Мне ужасно не нравились его удушливые сигары, которые комиссар к тому же курил непрерывно, прикуривая одну от другой, но с этим уж приходилось мириться.
— И все же интуиция мне подсказывает: для племянника смерть старухи не была неожиданной, — настойчиво продолжал Тренер. — И если не сам он ее убил, были у него сообщники. Признаюсь, я даже установил за ним слежку и распорядился подслушивать несколько дней все его телефонные разговоры. Если начальство об этом узнает, мне не поздоровится. Но это ничего не дало. Никаких подозрительных встреч или разговоров.
— Нет, вы ошибаетесь, Жан-Поль, — сказал Морис. — В данном случае интуиция вас подвела. Это не убийство, а глупая, трагическая ошибка.
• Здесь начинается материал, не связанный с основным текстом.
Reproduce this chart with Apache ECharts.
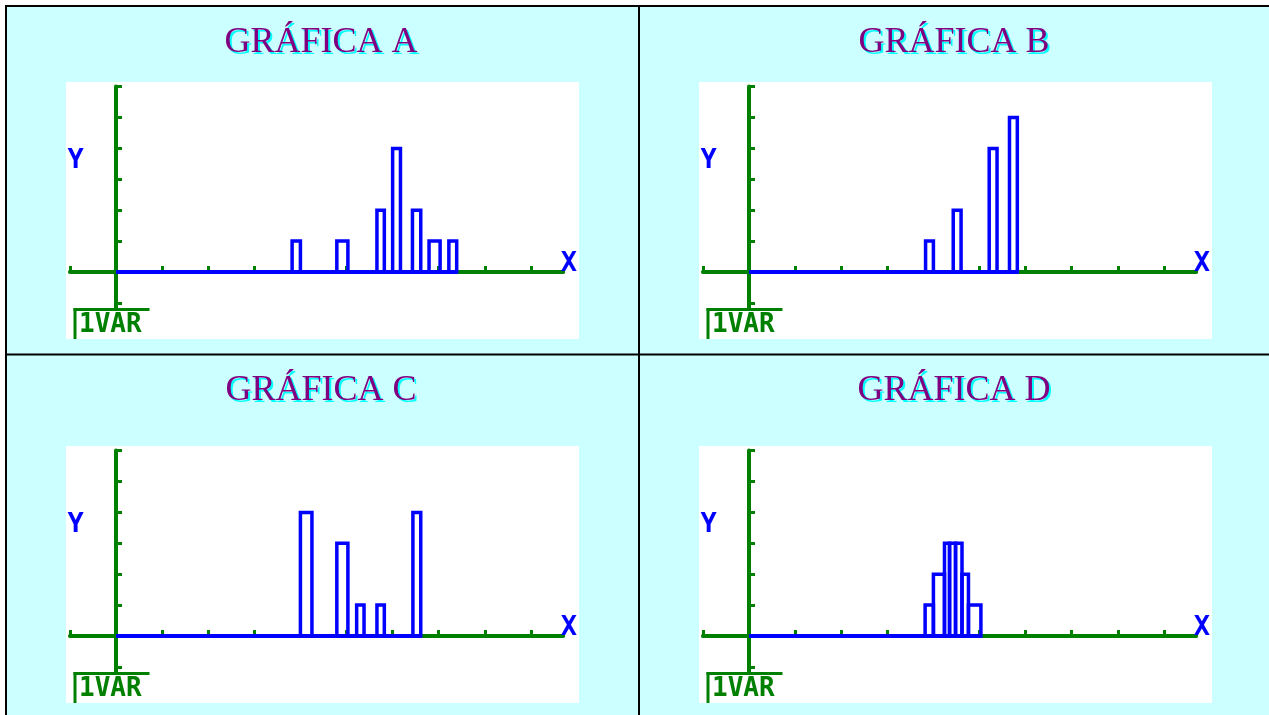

Урсула устала, чем-нибудь отвлеклась, вот и ввела старухе слишком большую дозу морфина. Может, спутала шприцы, подумала, что это инсулин.
— Хотел бы я, чтобы все обстояло именно так и вы оказались правы, — вздохнул комиссар. — Но я старый полицейский волк и привык доверять своей интуиции. Она меня редко обманывала. И я не люблю незаконченных дел, не распутанных до конца так, чтобы они стали мне совершенно ясны. Тревожат они, как заноза в душе, нет-нет да и напоминают о себе. А это дело как раз такое…
Прошло полтора года. Мы уже начали постепенно забывать бедняжку Урсулу и всю эту ужасную историю. Первое время о ней еще напоминало имя Альфреда Бромбаха и его фотографии, часто мелькавшие в разделах спорта и светской хроники «Нойе цюрихер цейтунг». Получив наследство, он наслаждался свалившимся на него богатством, жил на широкую ногу, участвовал в гонках на каких-то удивительных автомашинах, сделанных по его специальному заказу, получал призы, устраивал приемы и празднества. Ему-то крепко повезло, не то что бедняжке Урсуле.